Index of Refraction, Snell's Law, and Brewster's Angle

[alibert0914]

Homework Statement

This was for a lab experiment, and I'm still not sure how this all fits together. We were supposed to use snell's law to find the index of refraction for the lab bench. We measured from the top of the bench to our eye level, and to the center of the bright spot seen through a polaraizer. Height was 0.741 m, and distance was 0.605 m. We used the ref. index of air for n1.

Homework Equations

tan (theta): height/distance

n1sin(theta1) = n2sin(theta2)

thetaB = arctan n2/n1

The Attempt at a Solution

We calculated an angle to be 50.9 degrees. We assumed this to be thetaB, and plugged it in. However, since we were using n1=1 for air, it just seems like a lot of back and forth, and we basically get arctan (thetaB) = n2= 1.23. Most everyone else in the lab seems to have gotten n2 to be less than one. If someone could give us a nudge in the right direction that would be very helpful.

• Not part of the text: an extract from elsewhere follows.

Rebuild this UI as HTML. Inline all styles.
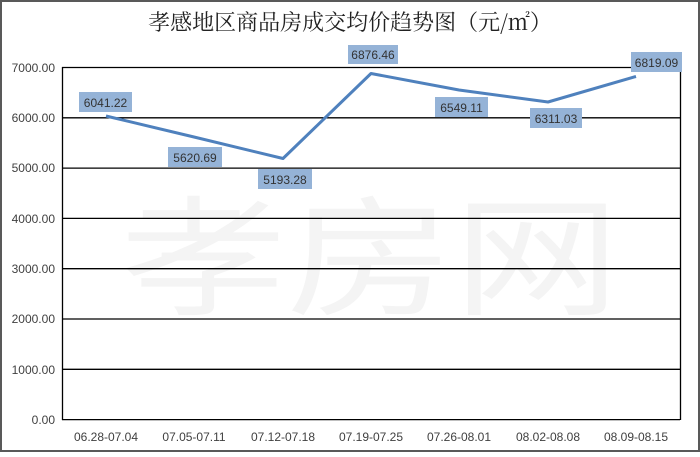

Thanks a lot!

 

[gneill]

An index of refraction less than 1.0 is rather unlikely I would think.

 

[cepheid]

Welcome to PF alibert0914!

I don't think you really need the equation for Snell's law, since refraction is not happening here (EDIT: for the polarization of interest, anyway). If memory serves, the Brewster angle is the angle at which light (with a specific polarization) that is incident upon an interface between two media will be totally reflected (i.e. none of it will be transmitted from the first medium to the second). Since the angle of incidence equals the angle of reflection, the angle you measured was equal to the angle of incidence. So you have

tan(θ_B) = n₂/n₁ = n₂

= height/distance = 1.22

As for your classmates -- a refractive index less than 1? I think not. This would mean that the speed of light in the lab bench material would be faster than c, the speed of light in a vacuum.

 

[alibert0914]

Thanks so much everyone! My partner and I just wanted to double check everything before we turn our report in.